**PROBLEM DESCRIPTION**
Return the material exactly, first line through the line containing "730, 950, 900, 1010, 1050, 1110]", and nothing more. Pictures stay out.
- - - - - - -
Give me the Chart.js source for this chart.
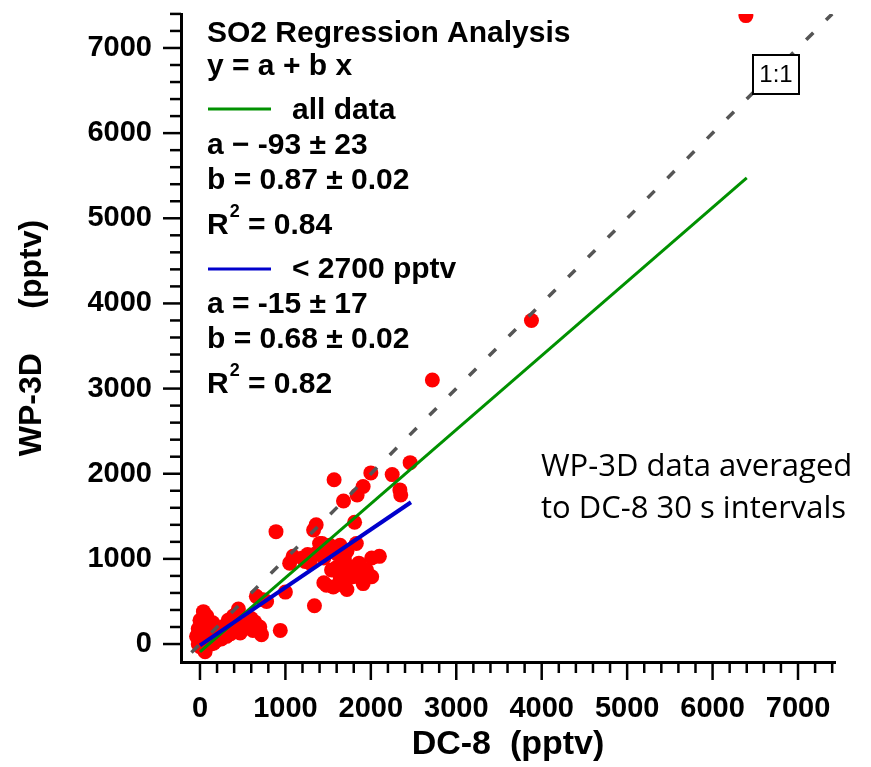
<!DOCTYPE html>
<html>
<head>
<meta charset="utf-8">
<script src="https://cdn.jsdelivr.net/npm/chart.js@4.4.1/dist/chart.umd.min.js"></script>
<style>
  body { margin: 0; background: #fff; }
  #wrap { width: 871px; height: 767px; position: relative; }
</style>
</head>
<body>
<div id="wrap"><canvas id="so2Chart"></canvas></div>
<script>
// DC-8 (x) vs WP-3D (y) SO2, pptv
const dc8 = [6390, 3880, 2720, 2460, 2250, 2340, 2350, 2000, 1910, 1840,
    1570, 1680, 1810, 890, 1360, 1330, 1400, 1520, 1640, 1720,
    1830, 1090, 1050, 1230, 1370, 1290, 1540, 1750, 2010, 2100,
    1950, 2010, 1910, 1480, 1640, 1720, 1790, 1560, 1000, 1340,
    940, 720, 660, 740, 780, 450, 390, 640, 700, 540,
    470, 270, 310, 530, 80, 0, -20, -40, 0, 60,
    160, 160, 230, 120, 40, 20, -20, 80, 200, 350,
    280, 420, 600, 1200, 1450, 1600, 1500, 1700, 1850, 1450,
    1620, 1430, 1560, 1300, 100, 50, 330, 580, 500, 360,
    10, 30, 60, 130, 250, 180, 420, 300, 150, 620,
    1660, 1860, 1600, 1690, 1260, 1420]
const wp3d = [7380, 3800, 3100, 2130, 1990, 1810, 1750, 2010, 1850, 1750,
    1930, 1680, 1430, 1320, 1400, 1340, 1180, 1160, 1160, 1090,
    1180, 1030, 950, 970, 1070, 950, 870, 910, 1010, 1030,
    870, 790, 710, 690, 790, 640, 790, 670, 610, 450,
    160, 110, 560, 520, 500, 410, 330, 260, 200, 190,
    130, 200, 90, 220, 330, 280, 180, 90, -30, -90,
    10, 50, 90, 150, 380, 60, 0, 220, 130, 200,
    150, 250, 300, 1010, 1010, 1060, 1110, 850, 800, 720,
    700, 1180, 1120, 1020, 100, 150, 280, 240, 180, 120,
    120, 240, 180, 0, 60, 30, 150, 220, 250, 160,
    730, 950, 900, 1010, 1050, 1110]

// fitted lines, end points
const allFitX = [0, 6400]
const allFitY = [-93, 5475]
const lowFitX = [0, 2470]
const lowFitY = [-15, 1665]
const oneToOne = [-100, 7400]

const xTicks = [0, 1000, 2000, 3000, 4000, 5000, 6000, 7000]
const yTicks = [0, 1000, 2000, 3000, 4000, 5000, 6000, 7000]

const boldFont = '"Liberation Sans", Arial, sans-serif'

function toPoints(xs, ys) {
    return xs.map((x, i) => ({ x: x, y: ys[i] }))
}

// major ticks every 1000, minor every 200, drawn outside the axes
const tickMarks = {
    id: 'tickMarks',
    afterDraw(chart) {
        const ctx = chart.ctx
        const xs = chart.scales.x
        const ys = chart.scales.y
        ctx.save()
        ctx.strokeStyle = '#000'
        ctx.lineWidth = 2.5
        for (let v = 0; v <= 7400; v += 200) {
            const len = v % 1000 === 0 ? 18 : 11
            const px = xs.getPixelForValue(v)
            ctx.beginPath()
            ctx.moveTo(px, xs.top)
            ctx.lineTo(px, xs.top + len)
            ctx.stroke()
            const py = ys.getPixelForValue(v)
            ctx.beginPath()
            ctx.moveTo(ys.right, py)
            ctx.lineTo(ys.right - len, py)
            ctx.stroke()
        }
        ctx.restore()
    }
}

function drawR2(ctx, x, y, value) {
    ctx.font = 'bold 30px ' + boldFont
    ctx.fillText('R', x, y)
    const w = ctx.measureText('R').width
    ctx.font = 'bold 18px ' + boldFont
    ctx.fillText('2', x + w + 1, y - 17)
    ctx.font = 'bold 30px ' + boldFont
    ctx.fillText('= ' + value, 248, y)
}

const notes = {
    id: 'notes',
    afterDatasetsDraw(chart) {
        const ctx = chart.ctx
        ctx.save()
        ctx.fillStyle = '#000'
        ctx.textAlign = 'left'
        ctx.textBaseline = 'alphabetic'
        ctx.font = 'bold 30px ' + boldFont
        ctx.fillText('SO2 Regression Analysis', 207, 42)
        ctx.fillText('y = a + b x', 207, 75)

        ctx.lineWidth = 3
        ctx.strokeStyle = '#009100'
        ctx.beginPath(); ctx.moveTo(208, 109); ctx.lineTo(271, 109); ctx.stroke()
        ctx.fillText('all data', 292, 119)
        ctx.fillText('a \u2212 -93 \u00b1 23', 207, 154)
        ctx.fillText('b = 0.87 \u00b1 0.02', 207, 189)
        drawR2(ctx, 207, 234, '0.84')

        ctx.strokeStyle = '#0000cc'
        ctx.beginPath(); ctx.moveTo(208, 269); ctx.lineTo(271, 269); ctx.stroke()
        ctx.fillText('< 2700 pptv', 292, 278)
        ctx.fillText('a = -15 \u00b1 17', 207, 313)
        ctx.fillText('b = 0.68 \u00b1 0.02', 207, 348)
        drawR2(ctx, 207, 393, '0.82')

        ctx.font = '31px "Open Sans", sans-serif'
        ctx.fillText('WP-3D data averaged', 541, 476)
        ctx.fillText('to DC-8 30 s intervals', 541, 518)

        // 1:1 label box
        ctx.fillStyle = '#fff'
        ctx.fillRect(753, 55, 46, 39)
        ctx.strokeStyle = '#000'
        ctx.lineWidth = 2
        ctx.strokeRect(753, 55, 46, 39)
        ctx.fillStyle = '#000'
        ctx.font = '24px "Liberation Sans", Arial, sans-serif'
        ctx.textAlign = 'center'
        ctx.textBaseline = 'middle'
        ctx.fillText('1:1', 776, 75)
        ctx.restore()
    }
}

const graph = document.getElementById('so2Chart')

const chartConfig = {
    type: 'scatter',
    data: {
        datasets: [{
            label: 'WP-3D vs DC-8',
            data: toPoints(dc8, wp3d),
            backgroundColor: '#ff0000',
            borderWidth: 0,
            pointRadius: 7.5,
            order: 4
        }, {
            label: '1:1',
            data: toPoints(oneToOne, oneToOne),
            showLine: true,
            borderColor: '#555555',
            borderWidth: 3.5,
            borderDash: [10, 18],
            pointRadius: 0,
            order: 3
        }, {
            label: 'all data',
            data: toPoints(allFitX, allFitY),
            showLine: true,
            borderColor: '#009100',
            borderWidth: 3,
            pointRadius: 0,
            order: 2
        }, {
            label: '< 2700 pptv',
            data: toPoints(lowFitX, lowFitY),
            showLine: true,
            borderColor: '#0000cc',
            borderWidth: 4,
            pointRadius: 0,
            order: 1
        }]
    },
    options: {
        responsive: true,
        maintainAspectRatio: false,
        animation: false,
        layout: {
            padding: { left: 0, right: 36, top: 14, bottom: 0 }
        },
        plugins: {
            legend: { display: false },
            tooltip: { enabled: false }
        },
        scales: {
            x: {
                type: 'linear',
                min: -222,
                max: 7433,
                afterBuildTicks: s => { s.ticks = xTicks.map(v => ({ value: v })) },
                afterFit: s => {
                    s.height = 105
                    s.paddingLeft = 0
                    s.paddingRight = 0
                },
                grid: { display: false, drawTicks: false },
                border: { display: true, color: '#000', width: 3 },
                ticks: {
                    autoSkip: false,
                    maxRotation: 0,
                    minRotation: 0,
                    padding: 30,
                    color: '#000',
                    font: { family: boldFont, size: 29, weight: 'bold' },
                    callback: v => String(v)
                },
                title: {
                    display: true,
                    text: 'DC-8  (pptv)',
                    color: '#000',
                    font: { family: boldFont, size: 34, weight: 'bold' },
                    padding: { top: 0, bottom: 2 }
                }
            },
            y: {
                type: 'linear',
                min: -211,
                max: 7399,
                afterBuildTicks: s => { s.ticks = yTicks.map(v => ({ value: v })) },
                afterFit: s => {
                    s.width = 181
                    s.paddingTop = 0
                    s.paddingBottom = 0
                },
                grid: { display: false, drawTicks: false },
                border: { display: true, color: '#000', width: 3 },
                ticks: {
                    padding: 29,
                    color: '#000',
                    font: { family: boldFont, size: 29, weight: 'bold' },
                    callback: v => String(v)
                },
                title: {
                    display: true,
                    text: 'WP-3D     (pptv)',
                    color: '#000',
                    font: { family: boldFont, size: 32, weight: 'bold' },
                    padding: { top: 13, bottom: 0 }
                }
            }
        }
    },
    plugins: [tickMarks, notes]
}

const chart = new Chart(graph, chartConfig)
</script>
</body>
</html>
- - - - - - -
**REPLY**
Give me the Chart.js source for this chart.
<!DOCTYPE html>
<html>
<head>
<meta charset="utf-8">
<script src="https://cdn.jsdelivr.net/npm/chart.js@4.4.1/dist/chart.umd.min.js"></script>
<style>
  body { margin: 0; background: #fff; }
  #wrap { width: 871px; height: 767px; position: relative; }
</style>
</head>
<body>
<div id="wrap"><canvas id="so2Chart"></canvas></div>
<script>
// DC-8 (x) vs WP-3D (y) SO2, pptv
const dc8 = [6390, 3880, 2720, 2460, 2250, 2340, 2350, 2000, 1910, 1840,
    1570, 1680, 1810, 890, 1360, 1330, 1400, 1520, 1640, 1720,
    1830, 1090, 1050, 1230, 1370, 1290, 1540, 1750, 2010, 2100,
    1950, 2010, 1910, 1480, 1640, 1720, 1790, 1560, 1000, 1340,
    940, 720, 660, 740, 780, 450, 390, 640, 700, 540,
    470, 270, 310, 530, 80, 0, -20, -40, 0, 60,
    160, 160, 230, 120, 40, 20, -20, 80, 200, 350,
    280, 420, 600, 1200, 1450, 1600, 1500, 1700, 1850, 1450,
    1620, 1430, 1560, 1300, 100, 50, 330, 580, 500, 360,
    10, 30, 60, 130, 250, 180, 420, 300, 150, 620,
    1660, 1860, 1600, 1690, 1260, 1420]
const wp3d = [7380, 3800, 3100, 2130, 1990, 1810, 1750, 2010, 1850, 1750,
    1930, 1680, 1430, 1320, 1400, 1340, 1180, 1160, 1160, 1090,
    1180, 1030, 950, 970, 1070, 950, 870, 910, 1010, 1030,
    870, 790, 710, 690, 790, 640, 790, 670, 610, 450,
    160, 110, 560, 520, 500, 410, 330, 260, 200, 190,
    130, 200, 90, 220, 330, 280, 180, 90, -30, -90,
    10, 50, 90, 150, 380, 60, 0, 220, 130, 200,
    150, 250, 300, 1010, 1010, 1060, 1110, 850, 800, 720,
    700, 1180, 1120, 1020, 100, 150, 280, 240, 180, 120,
    120, 240, 180, 0, 60, 30, 150, 220, 250, 160,
    730, 950, 900, 1010, 1050, 1110]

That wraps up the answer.